Neste mundo de não realização definitiva, de constante aprender, adaptar e correr atrás de metas, podemos nos sentir ansiosos, incompletos e indeterminados. O autor relaciona os crescentes níveis de ansiedade, perda de sono e depressão com as exigências deste mundo líquido. Seria esses alguns dos fatores que ajudariam a explicar a ascensão da profissão de Psicologia? 

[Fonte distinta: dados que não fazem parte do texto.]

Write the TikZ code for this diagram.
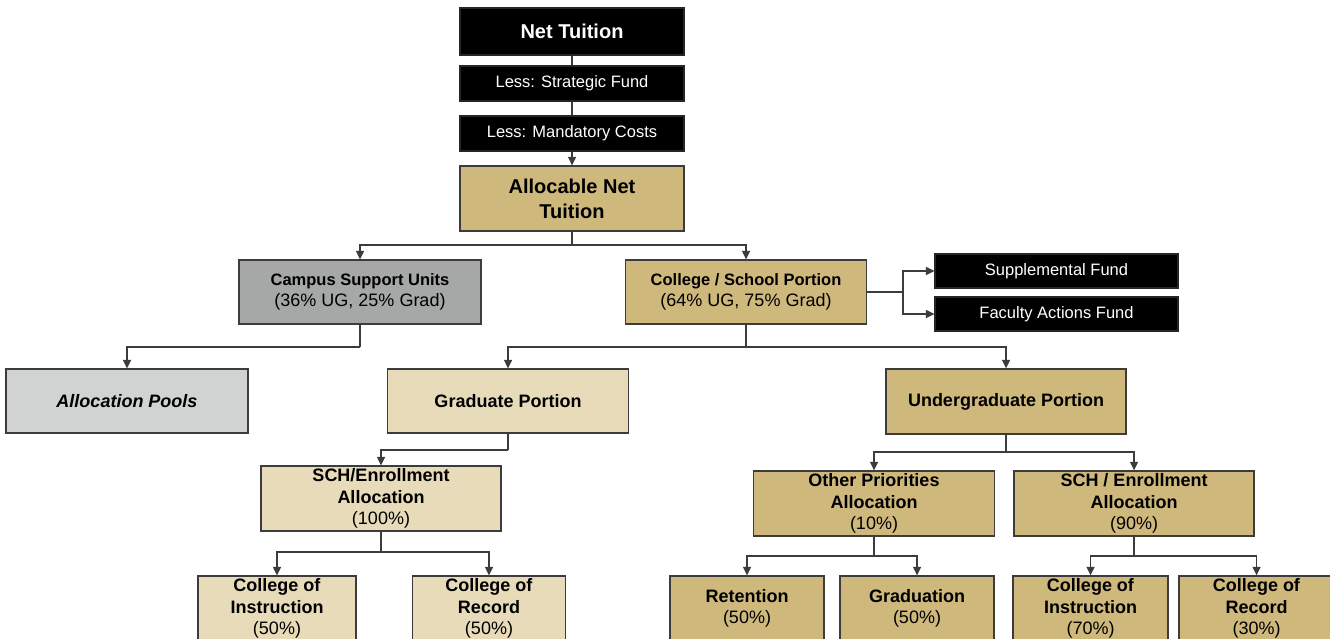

Procuramos lidar com essa pressão pelo consumo. Como mostrado no livro Nação Dopamina, a utilização de entorpecentes é uma das formas de abafar a insatisfação, o desconforto. Bauman não se restringe somente ao uso de drogas. O consumo é considerado em nível generalizado. Consumimos para dar vazão a sentimentos indesejados e buscar certezas em um mar de incertezas. Há uma troca no objetivo do consumo; enquanto no passado o consumo atendia a necessidades básicas, na modernidade líquida ele atende aos nossos desejos

Necessidades, quando atendidas, deixam de pressionar para mais consumo. Por outro lado, o desejo pode ser sempre criado e estimulado por diversas maneiras. Departamentos de marketing não existem por acaso. Somos constantemente bombardeados por propagandas, frases, celebridades, e slogans nos incentivando a consumir um pouco mais. Sempre com mensagens felizes e relacionando satisfação de vida com consumo. O mais recente truque do marketing foi nos dizer que consumimos para adquirir experiências. O consumo deixaria seu lado fútil e banal em segundo plano. Não consumimos, adquirimos experiência. É praticamente impossível achar algum indivíduo completamente satisfeito com o que possui. Aqui podemos conectar o progresso contínuo e sem linha de chegada com a sua intrínseca ansiedade com o consumo conduzido por desejos. A realização desses desejos gera satisfação por um breve período, até que mais tarde tanto o marketing quanto a sociedade nos empurrem para novos desejos - sempre com a promessa de realização pessoal, mas entregando momentos fugazes. 

O livro não fornece respostas para essas questões. O objetivo central de Bauman foi descrever o mundo em que vivemos, o deslocamento de uma sociedade sólida para uma modernidade líquida. Obras posteriores trabalharam em alguns pontos, como o do consumismo. Zygmunt Bauman tem vários méritos por detectar essas transformações e discuti-las. A obra é um convite para leitores que desejam compreender o mundo em que vivem.